A vintage 1960 reproduction of Claude Monet's Water Lilies (Nymphéas), 1921. Professionally mounted on a creamy woven linen mat and custom framed in gold at 22.5" x 10.25".

Commentary accompanying the piece circa 1960:

After 1917 Monet used progressively larger canvases for the water-garden theme. Those of 1919-20 are almost fourteen feet wide and were sometimes combined to form diptychs and triptychs. Then single panels were expanded, as in the present work, to over nineteen feet.

Urged by Clemenceau, Monet had agreed to donate to France a selection of related water landscapes as a peace memorial. From that time forward, though tortured by self-doubt and the increased strain on his failing eyes, Monet continued to push forward canvas after canvas, ceasing only during the short period of virtual blindness just before his cataract operation in February 1923. "I no longer sleep because of them," he said in 1924. "In the night I am constantly haunted by what I am trying to realize. I rise broken with fatigue each morning. The coming of dawn gives me courage, but my anxiety returns as soon as I put foot in my studio. ... Painting is so difficult and torturing. Last autumn I burned six canvases along with the dead leaves from my garden. It is enough to make one give up hope. Nevertheless I should not like to die before having said everything that I had to say-or at least having tried to say it. And my days are numbered....Tomorrow, perhaps...."

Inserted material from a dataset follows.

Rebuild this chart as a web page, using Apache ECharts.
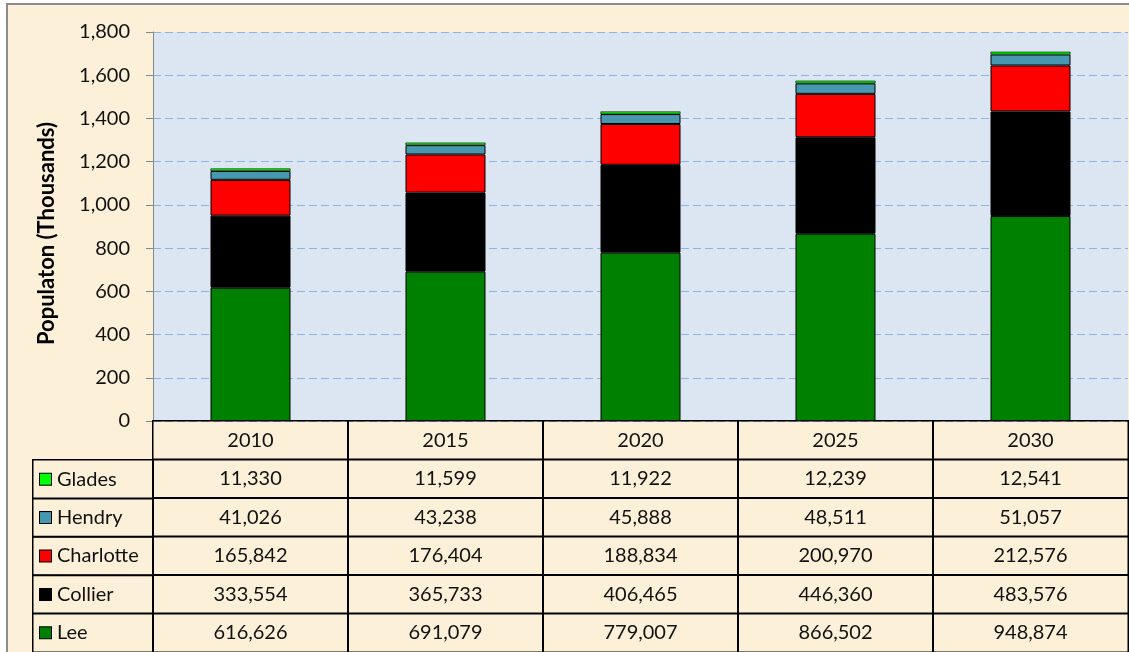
<!DOCTYPE html>
<html>
<head>
<meta charset="utf-8">
<script src="https://cdn.jsdelivr.net/npm/echarts@6/dist/echarts.min.js"></script>
<style>
  html, body { margin: 0; padding: 0; background: #fff; }
  #chart { width: 1129px; height: 652px; }
</style>
</head>
<body>
<div id="chart"></div>
<script>
// data, people per county
var years = ['2010', '2015', '2020', '2025', '2030'];
var counties = ['Lee', 'Collier', 'Charlotte', 'Hendry', 'Glades'];
var colors = ['#008000', '#000000', '#ff0000', '#4797b1', '#00ff00'];
var lee = [616626, 691079, 779007, 866502, 948874];
var collier = [333554, 365733, 406465, 446360, 483576];
var charlotte = [165842, 176404, 188834, 200970, 212576];
var hendry = [41026, 43238, 45888, 48511, 51057];
var glades = [11330, 11599, 11922, 12239, 12541];
var yTicks = [0, 200, 400, 600, 800, 1000, 1200, 1400, 1600, 1800];

var values = [lee, collier, charlotte, hendry, glades];
var font = 'Lato, "Noto Sans", sans-serif';

function fmt(n) {
    return String(n).replace(/\B(?=(\d{3})+(?!\d))/g, ',');
}

var myChart = echarts.init(document.getElementById('chart'));

// stacked bars, in thousands
var barSeries = counties.map(function (name, i) {
    return {
        name: name,
        type: 'bar',
        stack: 'pop',
        barWidth: 80,
        xAxisIndex: 0,
        yAxisIndex: 0,
        // thin slice on top needs a thinner edge so the fill still shows
        itemStyle: { color: colors[i], borderColor: '#000', borderWidth: i === 4 ? 0.6 : 1 },
        data: values[i].map(function (v) { return v / 1000; })
    };
});

// table cells: rows 0..4 counties (bottom up), row 5 = year header
var tableRows = counties.concat(['header']);
var tableData = [];
for (var r = 0; r < counties.length; r++) {
    for (var c = 0; c < years.length; c++) {
        tableData.push([c, r, values[r][c]]);
    }
}
for (var c2 = 0; c2 < years.length; c2++) {
    tableData.push([c2, counties.length, Number(years[c2])]);
}

var legendData = counties.map(function (n, i) { return [0, i, i]; });

var rich = {};
counties.forEach(function (n, i) {
    rich['sq' + i] = { width: 11, height: 11, backgroundColor: colors[i], borderColor: '#000', borderWidth: 1 };
});
rich.t = { fontFamily: font, fontSize: 20, color: '#111', padding: [0, 0, 0, 6] };

option = {
    backgroundColor: '#fff',
    animation: false,
    graphic: [{
        type: 'rect',
        z: -10,
        shape: { x: 7, y: 4, width: 1130, height: 660 },
        style: { fill: '#fcf0d9', stroke: '#8c8c8c', lineWidth: 2 }
    }],
    grid: [
        { left: 153, right: 1, top: 32, height: 389, show: true, backgroundColor: '#dce6f2', borderWidth: 0 },
        { left: 153, right: 1, top: 421, bottom: -1 },
        { left: 33, width: 120, top: 460, bottom: -1 }
    ],
    xAxis: [
        { type: 'category', gridIndex: 0, data: years, axisLine: { show: false }, axisTick: { show: false }, axisLabel: { show: false } },
        { type: 'category', gridIndex: 1, data: years, show: false },
        { type: 'category', gridIndex: 2, data: ['k'], show: false }
    ],
    yAxis: [
        {
            type: 'value', gridIndex: 0, min: 0, max: 1800, interval: 200,
            name: 'Populaton (Thousands)', nameLocation: 'middle', nameGap: 95,
            nameTextStyle: { fontFamily: font, fontSize: 22, fontWeight: 'bold', color: '#000', padding: [0, 14, 0, 0] },
            axisLine: { show: true, lineStyle: { color: '#868686', width: 1 } },
            axisTick: { show: true, length: 7, lineStyle: { color: '#868686' } },
            axisLabel: {
                margin: 23, fontFamily: font, fontSize: 20, color: '#111',
                formatter: function (v) { return yTicks.indexOf(v) >= 0 ? fmt(v) : ''; }
            },
            splitLine: { show: true, lineStyle: { color: '#8db3e2', type: [8, 4], width: 1 } }
        },
        { type: 'category', gridIndex: 1, data: tableRows, show: false },
        { type: 'category', gridIndex: 2, data: counties, show: false }
    ],
    series: barSeries.concat([
        {
            type: 'heatmap',
            xAxisIndex: 1,
            yAxisIndex: 1,
            data: tableData,
            itemStyle: { color: 'rgba(0,0,0,0)', borderColor: '#000', borderWidth: 1.5 },
            label: {
                show: true,
                fontFamily: font, fontSize: 20, color: '#111',
                formatter: function (p) {
                    return p.value[1] === counties.length ? String(p.value[2]) : fmt(p.value[2]);
                }
            },
            emphasis: { disabled: true }
        },
        {
            type: 'heatmap',
            xAxisIndex: 2,
            yAxisIndex: 2,
            data: legendData,
            itemStyle: { color: 'rgba(0,0,0,0)', borderColor: '#000', borderWidth: 1.5 },
            label: {
                show: true,
                position: 'insideLeft',
                distance: 8,
                rich: rich,
                formatter: function (p) {
                    var i = p.value[2];
                    return '{sq' + i + '|}{t|' + counties[i] + '}';
                }
            },
            emphasis: { disabled: true }
        }
    ])
};
myChart.setOption(option);
</script>
</body>
</html>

This Water Lilies is one of the finest of the large works that remained in Monet's studio after his death. As in the early Water Garden at Giverny, the surface of the pond is established only by the careful placing of the lily pads.

Though the initial effect is one of waving expansion and randomness, study will reveal a stable horizontal that crosses the composition near its upper border, and below it, a delicate network of implied diagonals, horizontals, and verticals whose perspective is focused above the cluster of rose and white lilies at the upper left. Painted in immense brush gestures that embody their own identity at least as completely as their subject, the blossoms and pads float upon (or within) a surface both horizontal and vertical, flat and spatial. Beneath it, green, gold, and turquoise strokes merge with the lilac reflections of the sky; images from above and below are held in reciprocal tension; the atmosphere of air becomes identical with that of water. The spectator is wrapped within the encircling panorama, so that the constellations of lilies seem to hover above, as well as to lie below, his eyes.